Rising in the mountains of western Yamhill County, it is impounded near its headwaters to create McGuire Reservoir, the primary water source for the city of McMinnville. The river flows generally west through Bureau of Land Management (BLM) land and the Siuslaw National Forest, past Beaver, then southwest past Hebo and Cloverdale. It enters Nestucca Bay, on the Pacific Ocean, from the north at Pacific City. The Little Nestucca River does not join the Nestucca but enters Nestucca Bay from the south.

==Recreation==
Madelynne Sheehan in Fishing in Oregon calls the Nestucca River "a real gem of an all-around stream." Anglers can fish for spring chinook salmon, fall chinook, coho salmon, coastal cutthroat trout, and steelhead.

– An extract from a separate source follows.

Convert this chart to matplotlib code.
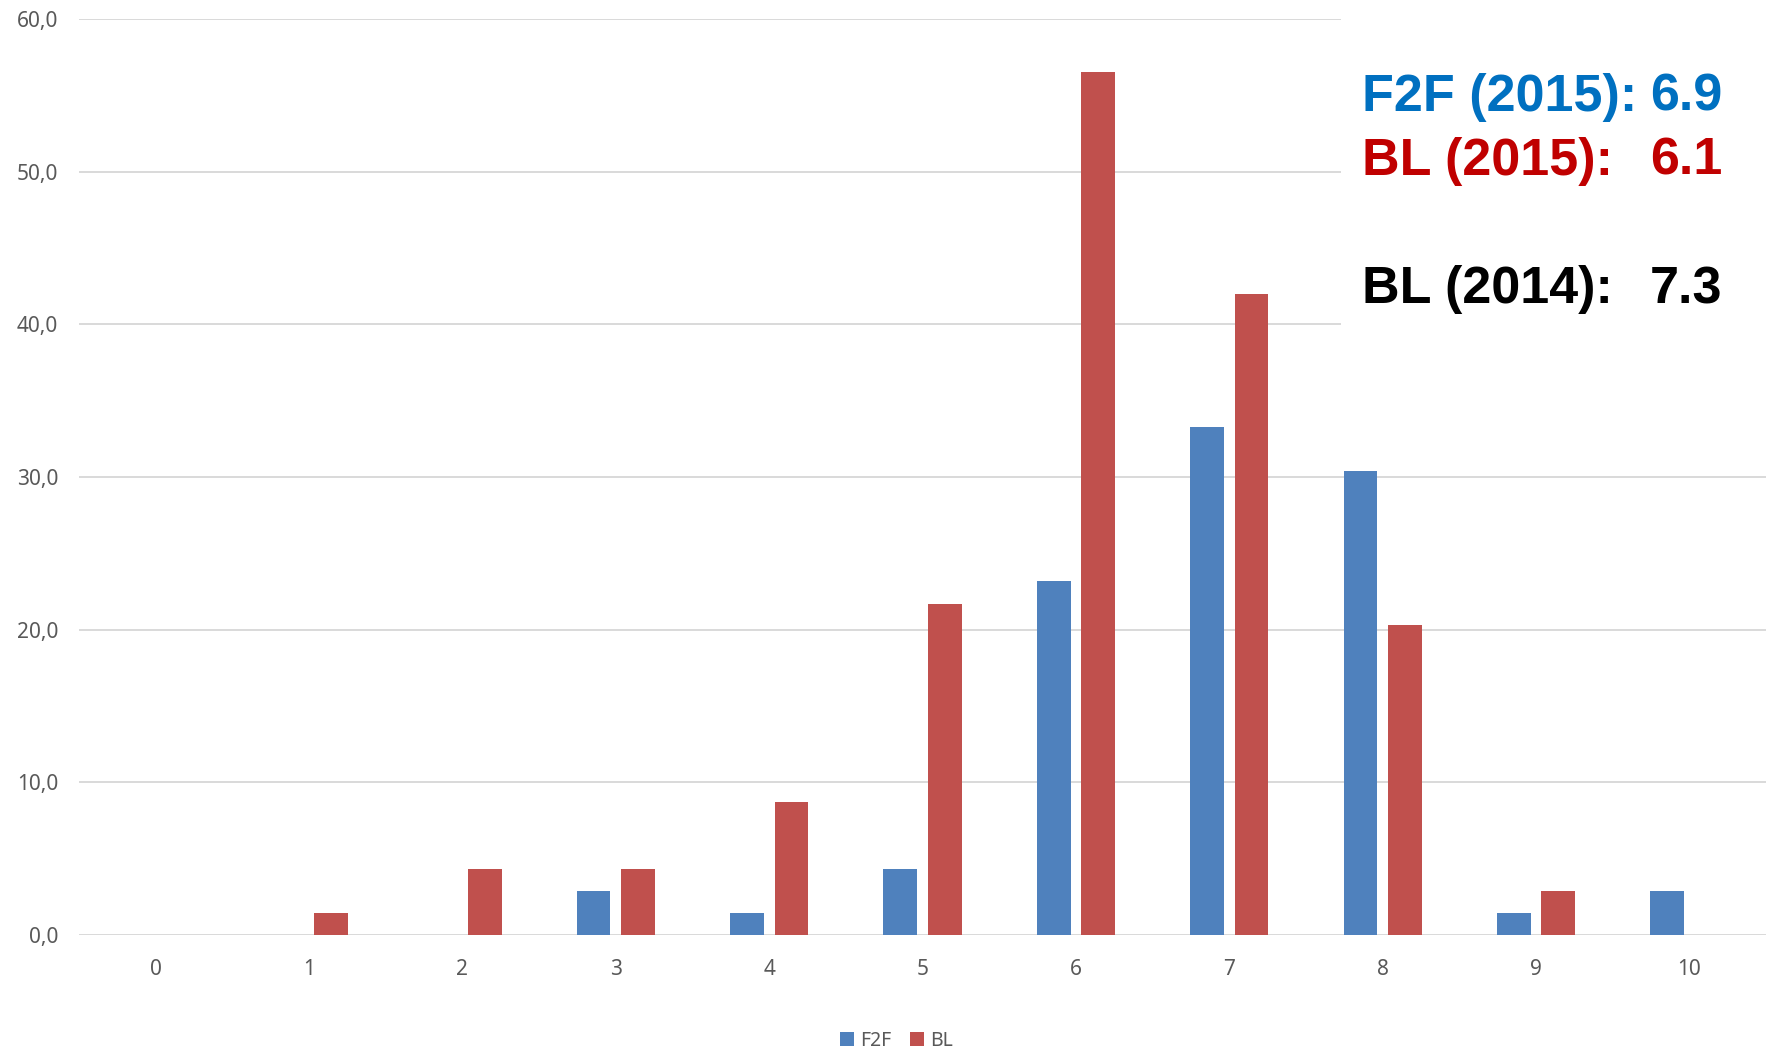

Winter steelhead on this river average 10 to 14 lb, while summer steelhead of 4 to 7 lb can sometimes appear "almost nose to tail throughout a 20 mi section of the river".

Bank access to the lower river is limited because much of the land is privately owned, but the stream, which is 50 to 100 ft wide on the lower reaches, is often fished from boats. Cloverdale, Farmer Creek, Three Rivers, and Pacific City have public boat ramps, and there are less formal put-in places upriver. Upstream of Moon Creek, more than half of the land along the river is publicly owned, is managed by the Siuslaw National Forest and the BLM, and includes five campgrounds. The upper river between Moon Creek and Elk Creek is fished mainly for winter steelhead, and no fishing is allowed upstream of Elk Creek.

An 8 mi stretch of the upper river between Rocky Bend Campground and Blaine offers whitewater canoeing and kayaking possibilities when the flow is about 1000 cuft/s. The first 2 mi of the run include a class 4 rapid followed by a class 5 and another class 4. An alternate put-in is available at a log bridge downstream of the second class 4. Below the bridge, class 2 and 3 whitewater continues for the remaining 6 mi of the run.